Two private companies announced they will pursue their plans of asteroid mining. Deep Space Industries and Planetary Resources received contracts from NASA to study asteroid redirection.
The U.S. company in Washington State, Planetary Resources will launch two satellites to analyze the design and systems of their telescopes based in outer space. The satellites are called Arkyd 6 and Arkyd 3.
The plans of the Planetary Resources company is to build a number of middle size and small telescopes capable of examining asteroids near the planet Earth for economic potential. Among the company’s telescopes are the Arkyd 300, Arkyd 200 and the Arkyd 100.
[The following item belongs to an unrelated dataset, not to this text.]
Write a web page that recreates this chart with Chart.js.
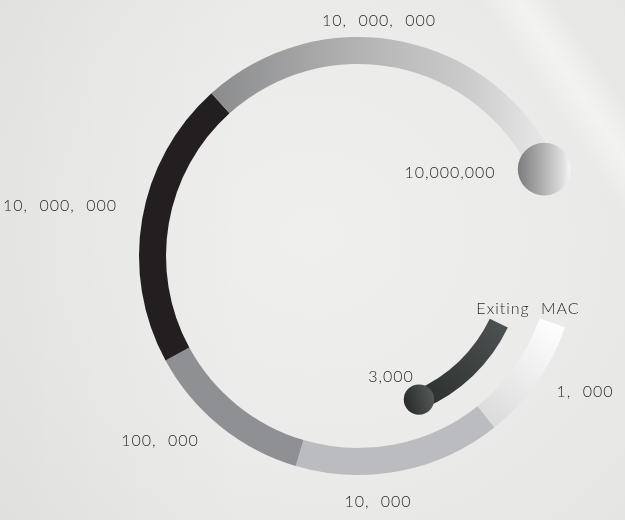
<!DOCTYPE html>
<html><head><meta charset="utf-8">
<script src="https://cdn.jsdelivr.net/npm/chart.js@4.4.1/dist/chart.umd.min.js"></script>
<style>
html,body{margin:0;padding:0;width:625px;height:520px;overflow:hidden;}
body{
  background:
    linear-gradient(56deg, rgba(255,255,255,0) 85%, rgba(255,255,255,0.45) 89%, rgba(255,255,255,0) 93%),
    linear-gradient(90deg, rgba(0,0,0,0.025) 0%, rgba(0,0,0,0) 40%),
    radial-gradient(ellipse at 50% 45%, #efefed 0%, #ebebe9 55%, #e5e5e3 100%);
}
#wrap{position:relative;width:625px;height:520px;}
</style></head><body>
<div id="wrap"><canvas id="c" width="625" height="520"></canvas></div>
<script>
// Outer ring segments (clockwise from the open end), spans in degrees
const ringLabels = ['1, 000', '10, 000', '100, 000', '10, 000, 000', '10, 000, 000'];
const ringSpans  = [32.5, 55, 45, 76.5, 107];
const ringGap    = 44;
const ringStart  = 109;
// Inner arc
const innerLabel = '3,000';
const innerLead  = 6.5;
const innerSpan  = 41.5;
// Extra annotations
const endLabel   = '10,000,000';
const innerTitle = 'Exiting MAC';

const solid = ['#ffffff', '#bbbcbf', '#8f9093', '#231f20', '#aaaaaa'];

function center(chart){
  const a = chart.chartArea;
  return {x:(a.left+a.right)/2, y:(a.top+a.bottom)/2, r:Math.min(a.right-a.left, a.bottom-a.top)/2};
}

function ringColor(ctx){
  const chart = ctx.chart, i = ctx.dataIndex;
  if (i >= ringSpans.length) return 'rgba(0,0,0,0)';
  if (!chart.chartArea) return solid[i];
  const c = center(chart), g2 = chart.ctx;
  if (i === 4) {
    const g = g2.createLinearGradient(c.x - c.r, 0, c.x + c.r, 0);
    g.addColorStop(0.00, '#858688');
    g.addColorStop(0.18, '#8c8d8f');
    g.addColorStop(0.50, '#b3b3b3');
    g.addColorStop(0.75, '#cbcbcb');
    g.addColorStop(0.89, '#e2e2e2');
    g.addColorStop(1.00, '#efefef');
    return g;
  }
  if (i === 0) {
    const g = g2.createLinearGradient(c.x + 0.55*c.r, c.y + 0.78*c.r, c.x + 0.92*c.r, c.y + 0.30*c.r);
    g.addColorStop(0, '#d8d8d8');
    g.addColorStop(0.5, '#ececec');
    g.addColorStop(1, '#ffffff');
    return g;
  }
  return solid[i];
}

function innerColor(ctx){
  const chart = ctx.chart, i = ctx.dataIndex;
  if (i !== 1) return 'rgba(0,0,0,0)';
  if (!chart.chartArea) return '#353b3a';
  const c = center(chart);
  const g = chart.ctx.createLinearGradient(c.x + 0.25*c.r, c.y + 0.70*c.r, c.x + 0.68*c.r, c.y + 0.30*c.r);
  g.addColorStop(0, '#282d2c');
  g.addColorStop(1, '#4d5352');
  return g;
}

const ballPlugin = {
  id: 'balls',
  afterDatasetsDraw(chart){
    const ctx = chart.ctx;
    // ball at the end of the outer ring
    const m0 = chart.getDatasetMeta(0).data[4];
    const p0 = m0.getProps(['x','y','endAngle','innerRadius','outerRadius'], true);
    const r0 = (p0.innerRadius + p0.outerRadius)/2;
    const bx = p0.x + Math.cos(p0.endAngle)*r0, by = p0.y + Math.sin(p0.endAngle)*r0;
    const br = (p0.outerRadius - p0.innerRadius)*0.98;
    let g = ctx.createLinearGradient(bx - br, 0, bx + br, 0);
    g.addColorStop(0, '#7b7c7e');
    g.addColorStop(0.45, '#aeaeae');
    g.addColorStop(0.85, '#dedede');
    g.addColorStop(1, '#f6f6f6');
    ctx.save();
    ctx.beginPath(); ctx.arc(bx, by, br, 0, Math.PI*2); ctx.fillStyle = g; ctx.fill();
    // ball at the end of the inner arc
    const m2 = chart.getDatasetMeta(2).data[1];
    const p2 = m2.getProps(['x','y','endAngle','innerRadius','outerRadius'], true);
    const r2 = (p2.innerRadius + p2.outerRadius)/2;
    const ix = p2.x + Math.cos(p2.endAngle)*r2, iy = p2.y + Math.sin(p2.endAngle)*r2;
    const ir = (p2.outerRadius - p2.innerRadius)*0.76;
    g = ctx.createLinearGradient(ix - ir, iy + ir*0.3, ix + ir, iy - ir*0.3);
    g.addColorStop(0, '#262b2a');
    g.addColorStop(1, '#545a59');
    ctx.beginPath(); ctx.arc(ix, iy, ir, 0, Math.PI*2); ctx.fillStyle = g; ctx.fill();
    ctx.restore();
  }
};

// text placement, offsets from the chart centre
const labelPlacement = [
  {text: () => ringLabels[0], dx: 227, dy: 136},
  {text: () => ringLabels[1], dx: 20,  dy: 246},
  {text: () => ringLabels[2], dx: -198, dy: 185},
  {text: () => ringLabels[3], dx: -298, dy: -50},
  {text: () => ringLabels[4], dx: 21,  dy: -235},
  {text: () => endLabel,      dx: 92,  dy: -83},
  {text: () => innerTitle,    dx: 170, dy: 53},
  {text: () => innerLabel,    dx: 33,  dy: 121}
];

const textPlugin = {
  id: 'texts',
  afterDraw(chart){
    const ctx = chart.ctx, c = center(chart);
    ctx.save();
    ctx.font = '300 16px Lato';
    ctx.fillStyle = '#2a2a2a';
    ctx.textAlign = 'center';
    ctx.textBaseline = 'middle';
    try { ctx.letterSpacing = '1px'; ctx.wordSpacing = '6px'; } catch(e) {}
    labelPlacement.forEach(l => ctx.fillText(l.text(), c.x + l.dx, c.y + l.dy));
    ctx.restore();
  }
};

new Chart(document.getElementById('c'), {
  type: 'doughnut',
  data: {
    labels: [...ringLabels, ''],
    datasets: [
      {data: [...ringSpans, ringGap], backgroundColor: ringColor, borderWidth: 0, hoverBorderWidth: 0, offset: 0, hoverOffset: 0, weight: 27},
      {data: [360], backgroundColor: 'rgba(0,0,0,0)', borderWidth: 0, hoverBorderWidth: 0, offset: 0, hoverOffset: 0, weight: 26},
      {data: [innerLead, innerSpan, 360 - innerLead - innerSpan], backgroundColor: innerColor, borderWidth: 0, hoverBorderWidth: 0, offset: 0, hoverOffset: 0, weight: 20}
    ]
  },
  options: {
    responsive: false,
    animation: false,
    events: [],
    rotation: ringStart,
    cutout: 146,
    layout: {padding: {left: 139, right: 48, top: 37, bottom: 45}},
    plugins: {legend: {display: false}, tooltip: {enabled: false}}
  },
  plugins: [ballPlugin, textPlugin]
});
</script>
</body></html>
The Arkyd 300 will have propulsion systems capable of allowing it to explore beyond planet Earth and the Moon. The Arkyd 200 is an interceptor, and will have its propulsion systems capable of discovering asteroids between the Moon and the Earth. And Arkyd 100 will be a low orbit telescope of Earth capable of analyzing both the Earth and asteroid targets.
Deep Space Industries is planning to construct a number of dense spacecrafts called FireFlies. Deep Space Industries is planning to send the satellites on one way missions to gather information about the density, shape, composition and size of asteroids. They also have a plan that includes building “Dragonfly”. Dragonfly is a spacecraft that will catch asteroids and the asteroid material of the asteroids will be collected and returned to Earth by “Harvesters”.
NASA launched numerous studies on the asteroid mining potential that are part of NASA’s Early Stage Innovations and Innovative Advanced Concepts directives. Probably Platinum metals and water are the most profitable potential for operations of asteroid mining, the Robotic Asteroid Prospector study discovered. NASA also presented some early designs for the extraction of water.
OSIRIS-REx, a NASA spacecraft is design to study the “Bennu” asteroid. The “Bennu” asteroid is close to Earth and the primary goal is to land the spacecraft on the asteroid and gather and return data to earth. The OSIRIS-REx is scheduled in September 2016 for launch.
For the past years NASA has been studying robotic mining and runs an annual competition where students from universities compete in building robots capable of asteroid mining.